違法な政務活動費の支出について、市長に返還請求をすることを求める住民訴訟
神戸地裁H30.4.11
<事案>
兵庫県尼崎市の住民である原告らが、同市議会の会派であるA及びB(「本件各会派」)が市から交付された政務活動費を会派が発行している広報紙(「本件各広報紙」)に係る支出に支出したところ、これが違法⇒市に対してその支出額に相当する金員の不当利得返還の義務を負うにもかかわらず、市の試行機関である被告(尼崎市長)がその行使を怠っている⇒地自法242条の2第1項4号に基づき、被告に対し、本件各会派に対して前記支出額に相当する金員及びこれに対する遅延損害金の支払を請求するよう求めた住民訴訟。
<争点>
本件各広報紙に係る費用に政務活動費を支出することが違法となるか。
<判断>
・・・・
当該広報紙の全体の趣旨、目的に加え、紙面における議員個人情報等の割合等を総合的に考慮し、
広報紙面が専ら会派活動報告等を内容とするものであった場合⇒その費用全額につき政務活動費の支出が許される
議員個人の広報目的が混在⇒議員個人情報等に相当する部分は目的外支出⇒かかった費用をその割合で按分した金額については、違法な支出となる。

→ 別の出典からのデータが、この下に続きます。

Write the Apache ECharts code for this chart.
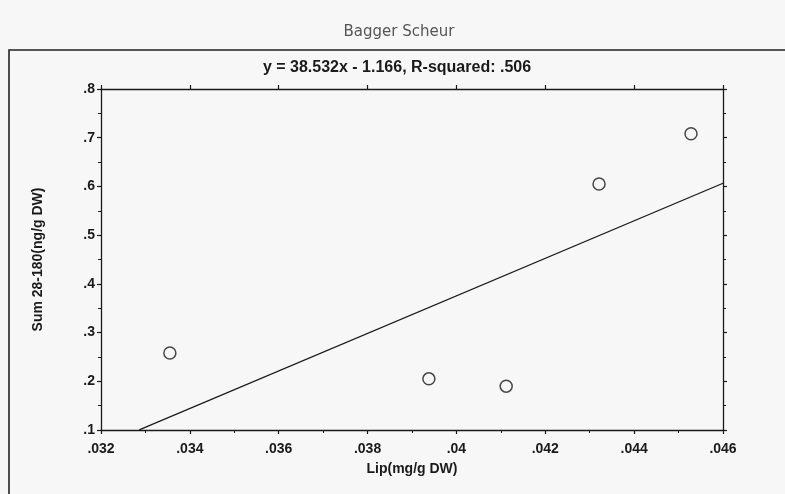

各広報紙ごとにその記載内容から、会派活動報告等が記載されている面積と、議員個人情報等が記載されている面積をそれぞれ割り出し、
いずれの広報紙も専ら会派活動報告等を内容とするものではなく議員個人の広報目的が混在。
~
それぞれ掛った費用につき、議員個人情報等が記載されている面積比で按分した金額については目的外支出であって、不当利得返還請求権が発生。
<解説>
地自法100条14項は、政務活動費を充てることができる経費の範囲等については条例で定める旨規定しており、これを受けて各自治体がそれぞれ条例及び規則を制定し、同論点について争われた裁判例はいずれも条例及び規則の解釈適用という事例判断としての側面が強い
裁判例での判断手法:
広報紙の記載を、法令により支出が許可されている目的との合理的関連性が認められている部分と認められない部分に分け、
その割合等に基づき紙面全体の目的を判断し、
①後者が無視できるほどに少ない⇒全体として支出目的に沿った支出と評価。
②無視できない分量⇒それに応じた割合の返還請求を認める。
③専ら支出が認められない議員個人の宣伝等を目的とするもの⇒全額の返還を求める。
政務活動費は、地方議会の活性化を図る趣旨から、議員の調査活動の基盤を強化する等の目的で制度化されたもの⇒議員個人としての政治活動・選挙活動等に係る費用に支出することはできないというのが、地自法の姿勢。